§ Problem requirements
No pictures belong in the copy; return exactly the lines from the one with "What React, TypeScript" through the one with "XAxis, YAxis, CartesianGrid", both ends included, and nothing else.

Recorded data
__________

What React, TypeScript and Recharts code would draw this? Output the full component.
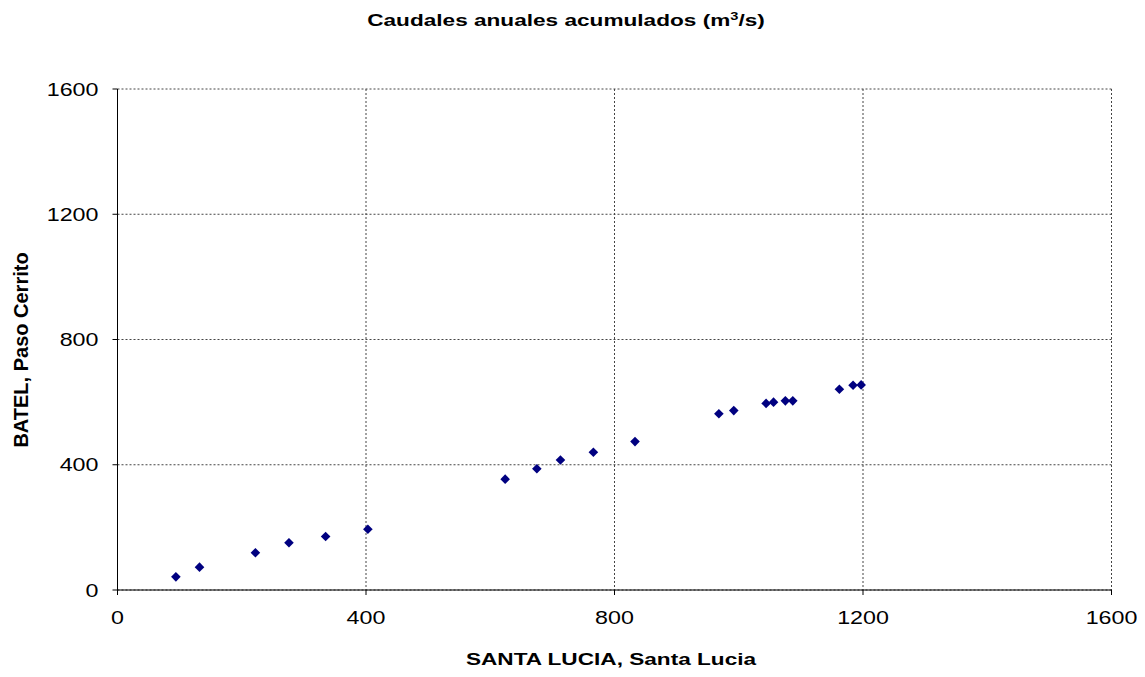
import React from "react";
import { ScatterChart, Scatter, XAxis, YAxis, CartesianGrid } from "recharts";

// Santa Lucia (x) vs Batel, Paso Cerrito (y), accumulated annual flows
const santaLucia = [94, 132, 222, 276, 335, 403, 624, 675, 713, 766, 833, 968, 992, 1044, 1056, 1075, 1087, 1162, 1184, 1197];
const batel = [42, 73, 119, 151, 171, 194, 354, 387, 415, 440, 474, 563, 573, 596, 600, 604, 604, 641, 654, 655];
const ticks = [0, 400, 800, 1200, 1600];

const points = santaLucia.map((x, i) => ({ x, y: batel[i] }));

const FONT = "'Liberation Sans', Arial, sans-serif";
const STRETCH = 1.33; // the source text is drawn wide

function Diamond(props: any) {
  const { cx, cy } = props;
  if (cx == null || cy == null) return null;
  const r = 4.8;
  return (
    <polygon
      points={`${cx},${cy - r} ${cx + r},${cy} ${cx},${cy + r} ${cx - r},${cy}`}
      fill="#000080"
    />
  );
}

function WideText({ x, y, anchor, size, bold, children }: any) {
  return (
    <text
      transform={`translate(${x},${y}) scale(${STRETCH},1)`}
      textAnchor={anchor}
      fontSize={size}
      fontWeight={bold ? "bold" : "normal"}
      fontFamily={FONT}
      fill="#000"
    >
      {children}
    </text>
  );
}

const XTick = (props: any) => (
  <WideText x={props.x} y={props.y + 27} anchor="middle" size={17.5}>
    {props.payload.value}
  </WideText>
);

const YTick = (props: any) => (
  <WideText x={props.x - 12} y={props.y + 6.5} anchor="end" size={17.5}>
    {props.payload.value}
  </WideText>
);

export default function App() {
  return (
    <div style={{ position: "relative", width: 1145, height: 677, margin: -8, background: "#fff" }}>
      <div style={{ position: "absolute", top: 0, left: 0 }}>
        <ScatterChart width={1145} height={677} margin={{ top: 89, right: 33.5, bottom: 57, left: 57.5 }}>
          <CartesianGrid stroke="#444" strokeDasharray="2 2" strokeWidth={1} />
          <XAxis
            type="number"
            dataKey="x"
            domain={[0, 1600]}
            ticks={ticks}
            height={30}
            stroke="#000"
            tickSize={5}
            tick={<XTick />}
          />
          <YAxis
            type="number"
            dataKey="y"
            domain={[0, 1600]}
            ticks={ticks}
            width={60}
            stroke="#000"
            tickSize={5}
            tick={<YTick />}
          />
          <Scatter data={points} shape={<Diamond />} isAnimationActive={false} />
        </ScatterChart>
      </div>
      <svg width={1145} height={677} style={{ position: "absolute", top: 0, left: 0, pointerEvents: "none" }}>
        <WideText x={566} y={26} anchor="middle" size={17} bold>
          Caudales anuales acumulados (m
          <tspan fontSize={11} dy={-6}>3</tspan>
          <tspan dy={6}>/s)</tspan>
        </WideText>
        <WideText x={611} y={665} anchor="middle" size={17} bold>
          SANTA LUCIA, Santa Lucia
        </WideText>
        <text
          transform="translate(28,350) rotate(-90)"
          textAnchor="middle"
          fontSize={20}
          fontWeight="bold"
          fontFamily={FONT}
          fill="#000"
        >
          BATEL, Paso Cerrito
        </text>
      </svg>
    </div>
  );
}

__________

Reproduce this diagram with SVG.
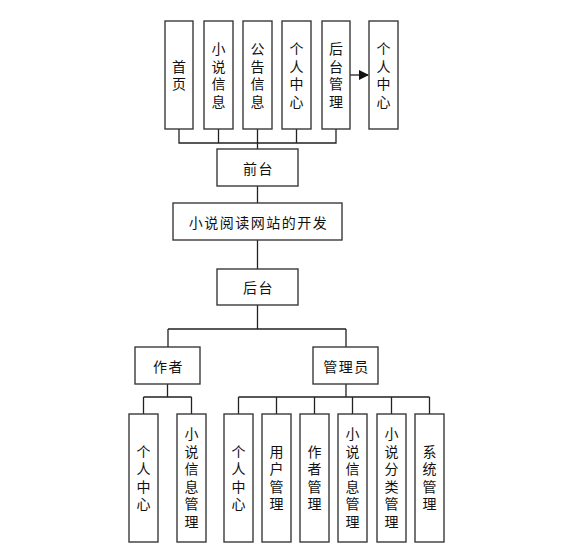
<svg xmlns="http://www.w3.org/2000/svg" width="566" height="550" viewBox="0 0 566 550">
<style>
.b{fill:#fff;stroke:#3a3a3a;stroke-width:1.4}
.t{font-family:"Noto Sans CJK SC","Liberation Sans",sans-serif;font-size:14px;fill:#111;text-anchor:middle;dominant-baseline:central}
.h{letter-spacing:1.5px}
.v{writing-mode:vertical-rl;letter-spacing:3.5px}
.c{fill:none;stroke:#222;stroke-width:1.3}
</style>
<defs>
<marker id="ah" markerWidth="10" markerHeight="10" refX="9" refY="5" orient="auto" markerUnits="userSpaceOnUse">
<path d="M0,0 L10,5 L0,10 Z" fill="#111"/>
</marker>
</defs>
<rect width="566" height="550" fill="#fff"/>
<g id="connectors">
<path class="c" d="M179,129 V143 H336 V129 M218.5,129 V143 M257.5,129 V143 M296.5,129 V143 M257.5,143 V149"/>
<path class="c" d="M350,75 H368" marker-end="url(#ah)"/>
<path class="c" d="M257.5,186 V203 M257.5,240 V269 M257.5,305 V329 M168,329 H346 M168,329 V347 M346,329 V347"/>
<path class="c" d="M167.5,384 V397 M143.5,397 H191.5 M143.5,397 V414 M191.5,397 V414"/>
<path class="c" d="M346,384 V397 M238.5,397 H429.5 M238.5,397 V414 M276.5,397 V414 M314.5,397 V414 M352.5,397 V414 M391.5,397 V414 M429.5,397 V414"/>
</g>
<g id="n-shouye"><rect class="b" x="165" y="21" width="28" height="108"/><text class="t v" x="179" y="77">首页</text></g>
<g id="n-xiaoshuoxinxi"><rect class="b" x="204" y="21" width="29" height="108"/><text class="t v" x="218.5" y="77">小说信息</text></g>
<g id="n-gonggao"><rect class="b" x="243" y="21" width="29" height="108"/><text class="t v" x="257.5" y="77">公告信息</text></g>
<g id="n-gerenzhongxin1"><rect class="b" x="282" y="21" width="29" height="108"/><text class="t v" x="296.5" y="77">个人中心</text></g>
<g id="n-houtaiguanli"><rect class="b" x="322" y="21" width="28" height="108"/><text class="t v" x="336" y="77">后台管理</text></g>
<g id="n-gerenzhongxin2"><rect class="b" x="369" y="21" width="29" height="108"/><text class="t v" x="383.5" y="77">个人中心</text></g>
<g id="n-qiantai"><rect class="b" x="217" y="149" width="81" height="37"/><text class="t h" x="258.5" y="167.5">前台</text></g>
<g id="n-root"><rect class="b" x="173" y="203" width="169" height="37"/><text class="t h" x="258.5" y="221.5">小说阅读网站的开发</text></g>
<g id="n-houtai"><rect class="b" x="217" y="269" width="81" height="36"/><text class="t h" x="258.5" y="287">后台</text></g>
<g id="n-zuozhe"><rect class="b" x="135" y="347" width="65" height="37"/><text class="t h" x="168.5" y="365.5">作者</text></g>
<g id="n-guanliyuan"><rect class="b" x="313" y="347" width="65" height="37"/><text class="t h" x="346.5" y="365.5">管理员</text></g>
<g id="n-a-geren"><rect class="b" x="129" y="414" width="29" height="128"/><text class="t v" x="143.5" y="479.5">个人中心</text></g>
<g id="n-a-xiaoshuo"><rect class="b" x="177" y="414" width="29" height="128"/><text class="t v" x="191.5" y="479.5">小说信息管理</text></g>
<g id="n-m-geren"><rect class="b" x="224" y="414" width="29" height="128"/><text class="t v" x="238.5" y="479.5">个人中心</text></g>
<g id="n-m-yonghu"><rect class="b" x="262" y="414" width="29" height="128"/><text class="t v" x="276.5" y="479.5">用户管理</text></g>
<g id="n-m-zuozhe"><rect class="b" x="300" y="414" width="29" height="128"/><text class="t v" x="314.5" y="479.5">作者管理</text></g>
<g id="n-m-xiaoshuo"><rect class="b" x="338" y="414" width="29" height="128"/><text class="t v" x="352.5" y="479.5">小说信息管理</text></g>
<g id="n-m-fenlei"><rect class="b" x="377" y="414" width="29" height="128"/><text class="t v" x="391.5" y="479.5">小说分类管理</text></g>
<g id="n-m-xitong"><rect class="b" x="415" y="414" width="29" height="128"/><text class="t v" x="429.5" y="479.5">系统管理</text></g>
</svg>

__________

§ Written answer
What React, TypeScript and Recharts code would draw this? Output the full component.
import React from "react";
import { ScatterChart, Scatter, XAxis, YAxis, CartesianGrid } from "recharts";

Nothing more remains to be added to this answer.